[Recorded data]
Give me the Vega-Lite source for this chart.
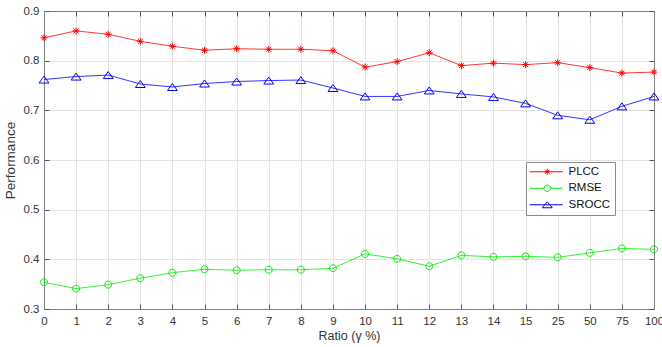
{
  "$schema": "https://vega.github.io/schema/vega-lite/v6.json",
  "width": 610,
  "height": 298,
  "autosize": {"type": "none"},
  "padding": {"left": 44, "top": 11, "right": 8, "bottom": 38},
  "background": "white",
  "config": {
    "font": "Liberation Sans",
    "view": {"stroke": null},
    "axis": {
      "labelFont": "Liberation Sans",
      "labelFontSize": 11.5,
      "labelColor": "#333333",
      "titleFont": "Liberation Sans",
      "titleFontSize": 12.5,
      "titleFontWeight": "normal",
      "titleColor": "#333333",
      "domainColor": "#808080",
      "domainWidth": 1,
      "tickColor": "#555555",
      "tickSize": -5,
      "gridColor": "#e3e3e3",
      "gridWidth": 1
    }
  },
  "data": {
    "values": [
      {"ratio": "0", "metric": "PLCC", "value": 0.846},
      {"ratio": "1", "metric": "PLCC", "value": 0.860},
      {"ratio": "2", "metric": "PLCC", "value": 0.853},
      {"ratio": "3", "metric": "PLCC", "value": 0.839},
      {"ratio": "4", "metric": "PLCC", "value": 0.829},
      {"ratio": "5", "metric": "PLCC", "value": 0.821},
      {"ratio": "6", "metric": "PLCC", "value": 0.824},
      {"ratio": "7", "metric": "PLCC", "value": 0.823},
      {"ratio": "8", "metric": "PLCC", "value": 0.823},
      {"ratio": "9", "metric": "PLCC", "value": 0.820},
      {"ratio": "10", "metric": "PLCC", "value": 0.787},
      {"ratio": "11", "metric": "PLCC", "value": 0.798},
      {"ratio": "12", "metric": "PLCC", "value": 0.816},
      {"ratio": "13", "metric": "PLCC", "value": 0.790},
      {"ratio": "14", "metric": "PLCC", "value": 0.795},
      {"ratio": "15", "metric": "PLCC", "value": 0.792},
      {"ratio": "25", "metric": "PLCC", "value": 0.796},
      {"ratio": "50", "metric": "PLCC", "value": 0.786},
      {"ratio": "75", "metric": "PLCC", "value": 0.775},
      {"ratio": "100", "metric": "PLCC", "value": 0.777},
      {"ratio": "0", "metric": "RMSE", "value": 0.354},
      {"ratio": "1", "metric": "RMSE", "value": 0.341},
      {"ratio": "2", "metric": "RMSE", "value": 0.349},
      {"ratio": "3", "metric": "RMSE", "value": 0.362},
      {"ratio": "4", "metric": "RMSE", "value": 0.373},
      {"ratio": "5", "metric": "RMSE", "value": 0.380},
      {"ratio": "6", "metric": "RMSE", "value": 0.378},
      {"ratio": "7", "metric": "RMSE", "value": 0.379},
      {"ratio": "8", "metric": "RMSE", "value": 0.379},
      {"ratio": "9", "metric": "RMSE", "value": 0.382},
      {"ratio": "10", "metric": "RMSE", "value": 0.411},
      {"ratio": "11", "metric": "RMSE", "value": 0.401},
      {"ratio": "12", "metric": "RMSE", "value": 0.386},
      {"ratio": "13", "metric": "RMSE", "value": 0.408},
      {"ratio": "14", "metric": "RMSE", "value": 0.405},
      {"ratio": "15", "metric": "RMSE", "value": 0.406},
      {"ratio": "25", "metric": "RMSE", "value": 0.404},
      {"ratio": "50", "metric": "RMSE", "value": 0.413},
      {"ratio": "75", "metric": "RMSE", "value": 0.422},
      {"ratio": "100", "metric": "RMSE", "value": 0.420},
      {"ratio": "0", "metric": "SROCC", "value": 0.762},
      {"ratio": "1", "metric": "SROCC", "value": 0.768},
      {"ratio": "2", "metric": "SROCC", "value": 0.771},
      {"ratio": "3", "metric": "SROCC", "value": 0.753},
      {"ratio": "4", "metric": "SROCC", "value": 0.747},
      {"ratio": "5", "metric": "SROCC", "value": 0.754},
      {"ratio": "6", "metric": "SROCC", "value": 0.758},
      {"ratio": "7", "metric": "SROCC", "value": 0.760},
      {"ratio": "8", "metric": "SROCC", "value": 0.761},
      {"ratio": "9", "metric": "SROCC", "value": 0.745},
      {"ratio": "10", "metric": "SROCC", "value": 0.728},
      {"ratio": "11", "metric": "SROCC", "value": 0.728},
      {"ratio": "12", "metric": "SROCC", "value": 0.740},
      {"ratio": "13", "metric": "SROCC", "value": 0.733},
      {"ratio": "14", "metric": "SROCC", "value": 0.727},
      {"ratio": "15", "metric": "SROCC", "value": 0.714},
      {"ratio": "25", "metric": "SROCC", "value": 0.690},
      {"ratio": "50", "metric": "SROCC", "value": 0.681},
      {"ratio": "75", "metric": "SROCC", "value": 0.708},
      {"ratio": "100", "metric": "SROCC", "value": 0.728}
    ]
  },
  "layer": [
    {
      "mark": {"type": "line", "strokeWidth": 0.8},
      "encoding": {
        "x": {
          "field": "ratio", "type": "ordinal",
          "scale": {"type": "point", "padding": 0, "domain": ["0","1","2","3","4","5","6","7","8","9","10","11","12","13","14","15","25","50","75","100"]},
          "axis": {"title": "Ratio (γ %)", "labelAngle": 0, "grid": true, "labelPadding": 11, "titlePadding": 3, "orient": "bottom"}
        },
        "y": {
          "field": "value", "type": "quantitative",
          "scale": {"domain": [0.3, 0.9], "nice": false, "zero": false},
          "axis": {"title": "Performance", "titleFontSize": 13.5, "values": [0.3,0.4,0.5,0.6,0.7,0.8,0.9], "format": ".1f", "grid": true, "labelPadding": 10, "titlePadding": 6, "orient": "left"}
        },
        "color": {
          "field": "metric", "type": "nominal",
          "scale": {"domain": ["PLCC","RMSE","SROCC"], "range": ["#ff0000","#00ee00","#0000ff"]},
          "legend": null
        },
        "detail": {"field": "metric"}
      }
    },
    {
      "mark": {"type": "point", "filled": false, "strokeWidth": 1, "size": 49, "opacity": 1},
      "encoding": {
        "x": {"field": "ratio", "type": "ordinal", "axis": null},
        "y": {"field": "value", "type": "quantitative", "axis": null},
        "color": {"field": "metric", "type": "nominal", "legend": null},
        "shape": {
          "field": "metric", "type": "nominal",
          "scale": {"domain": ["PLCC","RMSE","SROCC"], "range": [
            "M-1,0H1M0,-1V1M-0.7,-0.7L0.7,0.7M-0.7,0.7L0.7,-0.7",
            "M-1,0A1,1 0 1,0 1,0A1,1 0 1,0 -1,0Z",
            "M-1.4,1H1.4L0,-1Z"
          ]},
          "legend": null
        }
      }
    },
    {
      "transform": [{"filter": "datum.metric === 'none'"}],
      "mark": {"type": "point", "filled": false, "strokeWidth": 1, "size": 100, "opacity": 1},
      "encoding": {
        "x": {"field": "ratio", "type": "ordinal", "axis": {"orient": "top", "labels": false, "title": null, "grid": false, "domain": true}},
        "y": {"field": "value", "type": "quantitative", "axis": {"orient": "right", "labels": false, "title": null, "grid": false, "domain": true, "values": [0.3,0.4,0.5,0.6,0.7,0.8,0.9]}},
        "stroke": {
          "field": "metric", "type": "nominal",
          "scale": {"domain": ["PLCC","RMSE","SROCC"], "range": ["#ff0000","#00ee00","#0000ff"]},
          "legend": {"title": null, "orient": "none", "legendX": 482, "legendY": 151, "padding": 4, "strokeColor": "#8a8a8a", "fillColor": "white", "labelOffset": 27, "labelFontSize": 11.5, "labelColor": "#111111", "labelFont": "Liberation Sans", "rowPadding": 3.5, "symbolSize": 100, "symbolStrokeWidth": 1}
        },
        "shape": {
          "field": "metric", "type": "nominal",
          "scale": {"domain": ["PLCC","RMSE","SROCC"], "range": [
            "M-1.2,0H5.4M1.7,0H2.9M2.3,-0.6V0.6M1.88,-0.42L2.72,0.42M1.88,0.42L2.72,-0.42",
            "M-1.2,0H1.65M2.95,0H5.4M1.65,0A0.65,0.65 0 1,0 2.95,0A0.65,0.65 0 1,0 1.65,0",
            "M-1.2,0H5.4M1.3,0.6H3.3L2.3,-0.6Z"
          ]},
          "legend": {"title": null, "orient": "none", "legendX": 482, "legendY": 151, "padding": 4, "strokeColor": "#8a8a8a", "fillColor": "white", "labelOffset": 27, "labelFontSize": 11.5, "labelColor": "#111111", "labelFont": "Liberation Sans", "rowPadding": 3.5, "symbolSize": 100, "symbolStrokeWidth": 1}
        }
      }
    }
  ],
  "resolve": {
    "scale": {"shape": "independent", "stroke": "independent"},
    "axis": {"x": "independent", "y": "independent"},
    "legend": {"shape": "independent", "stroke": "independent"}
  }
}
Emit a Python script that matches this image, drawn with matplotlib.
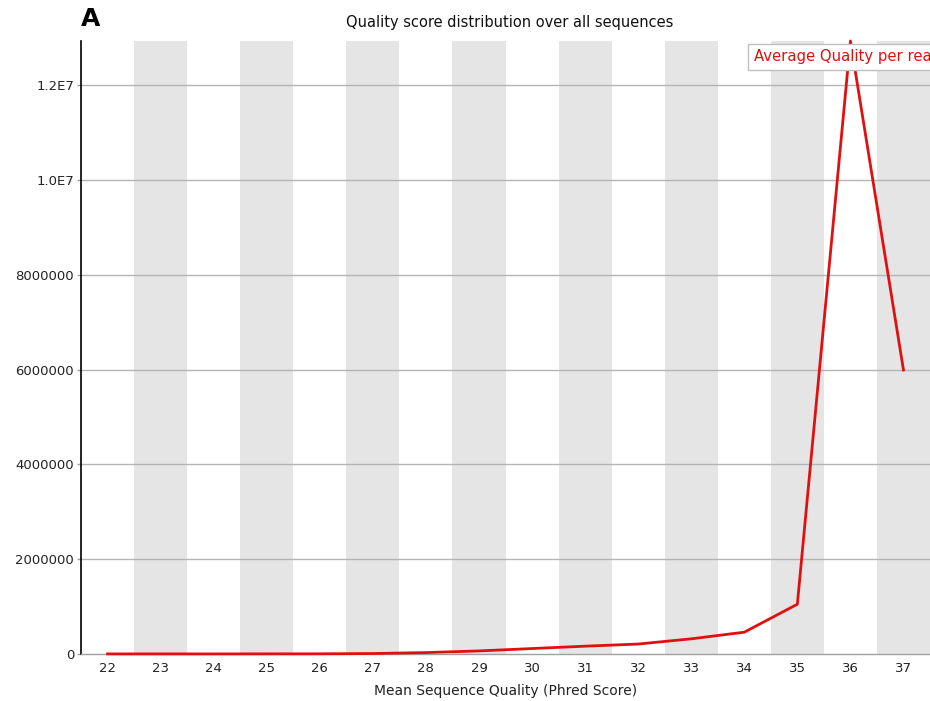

- _REQUIREMENT_: Find and copy each line above that includes the string "this".

- _IN RESPONSE_:
Give me the Vega-Lite source for this chart.
Emit a Python script that matches this image, drawn with matplotlib.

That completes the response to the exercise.